For an immigrant like me, the Thanksgiving holiday took a long time to warm up to. It seems to be like baseball or cricket or peanut butter, belonging to the class of things that one has to get adjusted to at an early age in order to really enjoy. For people who were born and grew up here, Thanksgiving is one of those holidays whose special significance one gets to appreciate as part of learning the history of this country. As someone who came to the US as an adult and did not have to learn US history in school or did not have the experience of visiting my grandparents’ homes for this occasion, this holiday initially left me unmoved.

But over time, I have warmed to the holiday and it now seems to me to be the best holiday of all, for reasons that have little to do with its historical roots.

I mainly like the fact that it has (still) avoided being commercialized and merchandized to death. There are no gifts and cards associated with it. It is a secular holiday so no one need feel excluded, with the ‘thanks’ that are offered being just for the good fortune of being with family and friends, and not overtly religious. There are no ritualized ceremonies, religious or otherwise, that one has to attend. There are no decorations or dressing up.

It is just a time to get together with family and friends and around that universal gesture of friendship, sharing food. And even the menu of turkey, stuffing, potatoes, yams, cranberry sauce, and pies, is such that it is not too expensive, so most people can afford to have the standard meal for a large number of people without going into debt. And although there is much talk of anticipated gluttony, in practice this also seems like just a ritualized and familiar joke, and most people seem to eat well but not in excess. There is also no tradition of drinking too much and rowdiness. Thanksgiving seems to symbolize a kind of quiet socializing that is a throwback to a simpler, less crass and commercial time.

Thanksgiving remains mostly an opportunity to spend a day with those whom one is close to, sharing food, playing games, and basking in the warmth of good fellowship. How can one not like such a holiday?

The only catch with Thanksgiving is that it is immediately followed by the horror show known as the “Christmas shopping season.” Each year I am revolted at the attention that the media pays to the retail industry in the days immediately following Thanksgiving. They wallow in stories of sales, of early-bird shoppers on Friday lining up in the cold at 4:00am to get bargains, fighting with other shoppers to grab sale items, people getting trampled in the crush, the long lines at cash registers, the year’s “hot” gift items, and the breathless reports of how much was spent and what it predicts for the future of the economy. The media eggs on this process by giving enormous amounts of coverage to people going shopping, a non-news event if there ever was one, adding cute names like “Black Friday” and more recently “Cyber Monday.”
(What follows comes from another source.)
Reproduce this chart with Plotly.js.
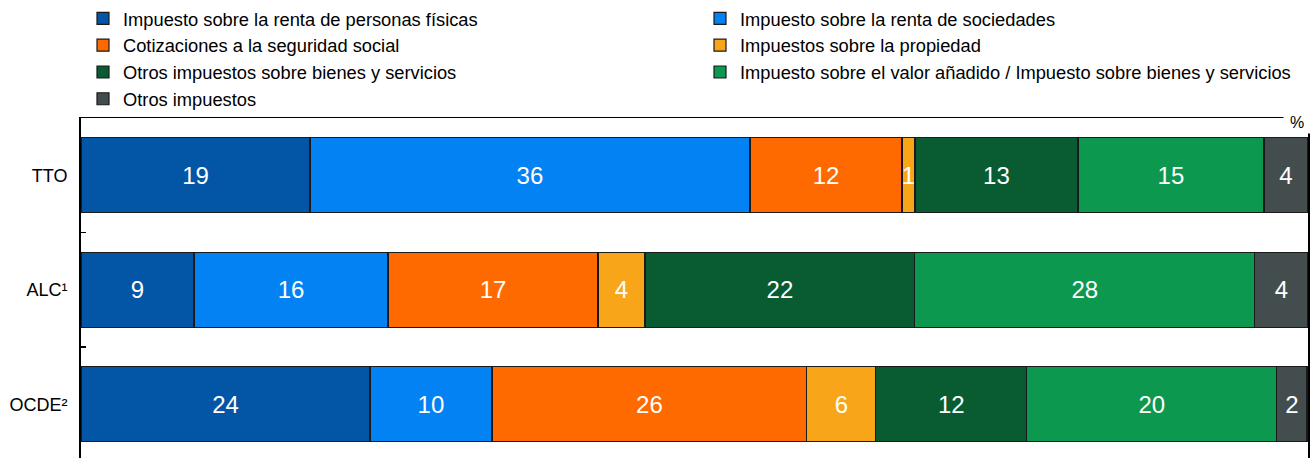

Frankly, I find this obsessive focus on consumption disgusting. In fact, I would gladly skip directly from Thanksgiving to the new year because the intervening period seems to me to be just one long orgy of consumerism in which spending money is the goal. The whole point of the Christmas holiday seems to have become one in which people are made to feel guilty if they are not spending vast amounts of time and money in finding gifts for others. There is an air of forced jollity that is jarring, quite in contrast to the genuine warmth of Thanksgiving. And it just seems to stress people out.

Since I grew up in a country where people were encouraged to be frugal, often out of necessity, I still find it disquieting to be urged to spend as if it were somehow my duty to go broke in order to shore up the retail industry and help “grow the economy.” I still don’t understand that concept. An economy that is based on people buying what they do not need or can even afford seems to me to be inherently unsustainable, if not downright morally offensive.

The only things about Christmas that I still like are the carols. The a cappella arrangements of traditional Christmas carols produce some of the most beautiful music, and to hear good choirs singing the delicate harmonies is something that even someone as musically challenged as I am can appreciate. Although I am no longer religious, the one thing that can tempt me back into church is a Christmas carol service.

Let me be clear that I am referring to Christmas carols and not to the abomination that one often hears on the radio during this season, which are the popular Christmas “songs.” The latter consist of some of the most irritating music ever invented. I am referring to things like “Here Comes Santa Claus,” “Rudolph the Red Nosed Reindeer,” “Holly Jolly Christmas,” and others of that ilk. These awful songs are played over and over again at this time of year until I am ready to take a hammer to the radio. If I never hear those songs again, I will be happy.

I have an audiocassette that has about twenty carols that I sometimes play around Christmas time. But what prevents me from fully enjoying it is that the producers, in an appalling act of bad judgment, have sandwiched the beautiful a cappella choral arrangements with “White Christmas” at the beginning and “Silver Bells” at the end, making it even worse by adding schmaltzy piano accompaniment to those two songs. My enjoyment of the carols is tempered by the knowledge that these annoying songs are going to eventually come on, ruining the warmth generated by the carols. My hatred of such music is such that I am tempted to head over to the Friedman Media Center in the Kelvin Smith Library and use their terrific equipment to digitize the tape, and transfer the songs to a CD, just so that I can leave out those two imposters. (If you have never used this facility, I strongly recommend a visit. There is almost nothing that you cannot do there in terms of audio-visual effects. It’s free to all Case people, and the staff there are very helpful.)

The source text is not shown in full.